It's often said sport is 10 per cent physical and 90 per cent psychological and, no matter what the split, the Warriors realise they have to make considerable progress in their mental application if they are to figure this season.

It was a focus of their pre-season under new coach Matt Elliott but an aspect of the game clearly lacking in their season opener last weekend.

They were embarrassed 40-10 by Parramatta and, while it is only one game, it's hard to escape the fact it comes on the back of a club-record eight-game losing streak at the end of their 2012 campaign.

The players were put through a video session on Monday in their War Room, as they have called it, that should have come with a parental warning. It was uncomfortable for them, and Elijah Taylor said it was "very, very honest". They might have got a sense of how unpleasant it was for fans last weekend who witnessed 31 missed tackles, 10 errors, nine penalties and seven tries conceded.

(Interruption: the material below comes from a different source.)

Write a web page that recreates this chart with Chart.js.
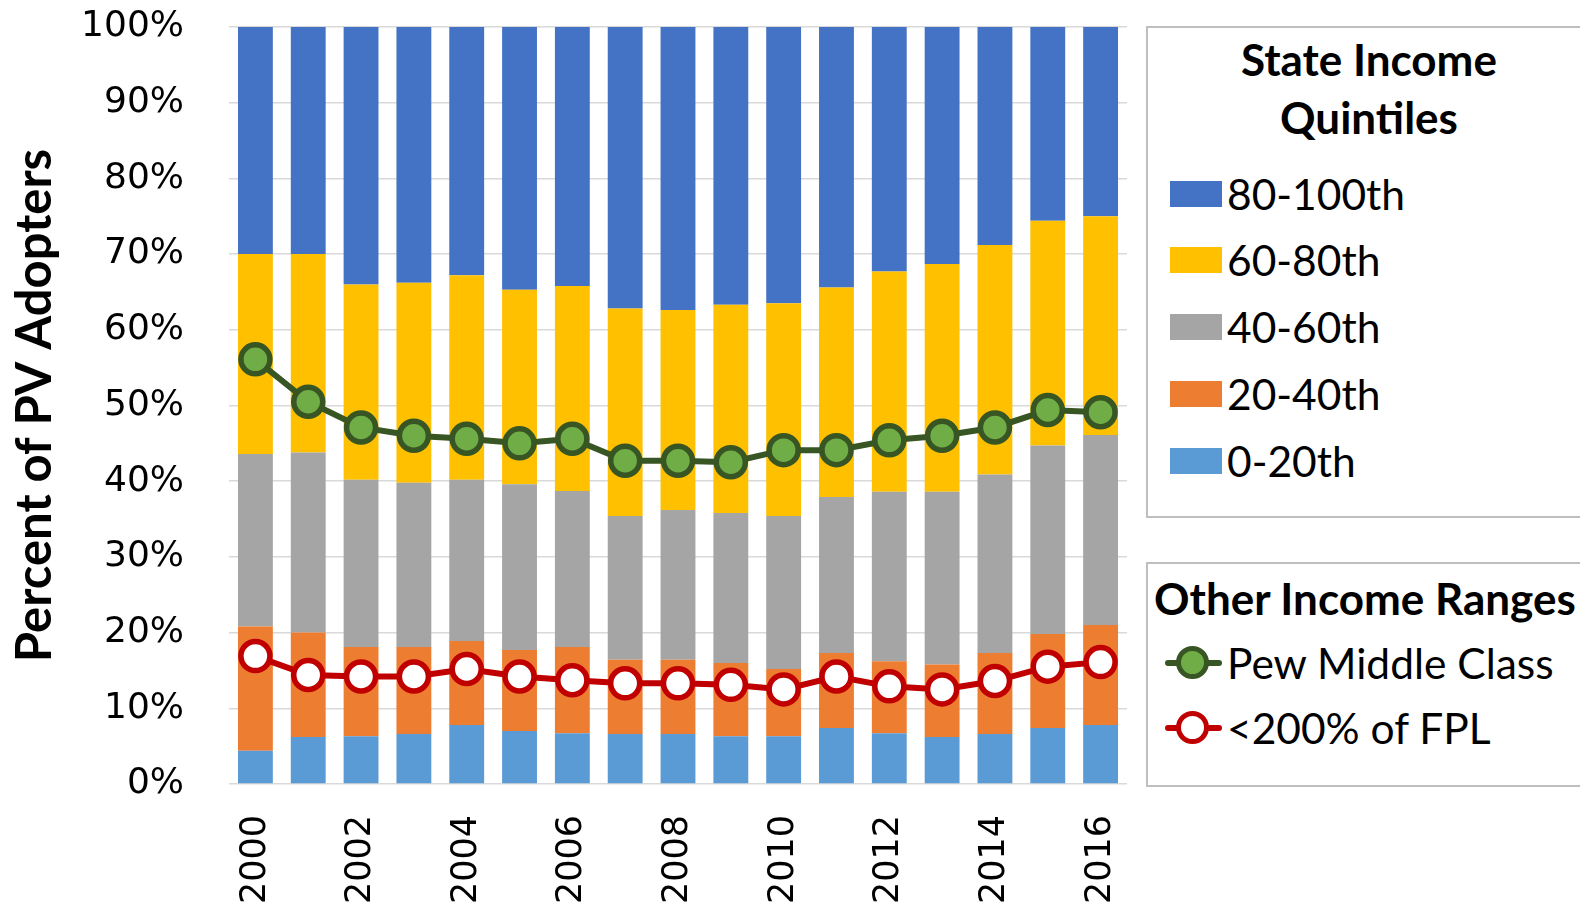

Elliott almost welcomed the fact they were embarrassed against the Eels rather than keeping collateral damage to a minimum because, to him, the learnings are greater in a heavy defeat.

"Last week was a fantastic lesson for us, a lesson if you miss you're going to have to learn twice," he said. "I prefer just to learn it once. I think there were some pretty crucial things unearthed. Sometimes getting your pants pulled down like we did ... we could have fumbled our way through the game and lost 28-12, but we would have missed the point. There were some really fundamental things we need to address as a group and as a club.

"The main thing is you can only expect and accept the very, very best effort from yourself and then you need to expect that from your teammates. Both are equally culpable. If you are prepared to accept the best from yourself but are prepared to accept your teammates giving in, that's not good enough either. That's something we have addressed head-on. The indications in practice are they have responded to it but the ultimate measure will be on the weekend."

The Warriors host Sonny Bill Williams ... and 16 of his Roosters teammates at Eden Park on Saturday night. Williams is still feeling his way back into rugby league after a five-year absence but has the chance to very quickly find form if the Warriors play as poorly as they did against Parramatta.

The Warriors are aware of that but most of their focus has been on their own game.

"Our issue is not our opponent," Elliott said. "We will be the opponent's issue when we get our stuff sorted. We just have to get our stuff sorted. And we will.

"This is about the individual taking responsibility. Players and coaches will stuff up but we have to make sure that's not due to lack of effort or being distracted by scorelines or things like that. What we need is a guarantee from every player and coach that they give every skerrick, every bit of our essence in helping the team win."

It's the type of attitude that carried Melbourne to the NRL title last year and something new Warriors centre Dane Nielsen, who spent five years at the Storm, said is ingrained in every player there. He said it started on the first day of pre-season and was expected at every training session.

"What I learned at the Storm is that you have to have the will to win," Nielsen said. "You have to want to go out every week, not just in games, with the attitude you want to get better.

"It's also about working together. I think in the weekend we showed that in patches but for the majority we didn't. We got our heads down. We have to fix that. We have to have the attitude that we are never going to give up whether we are in front by two tries or behind by a few."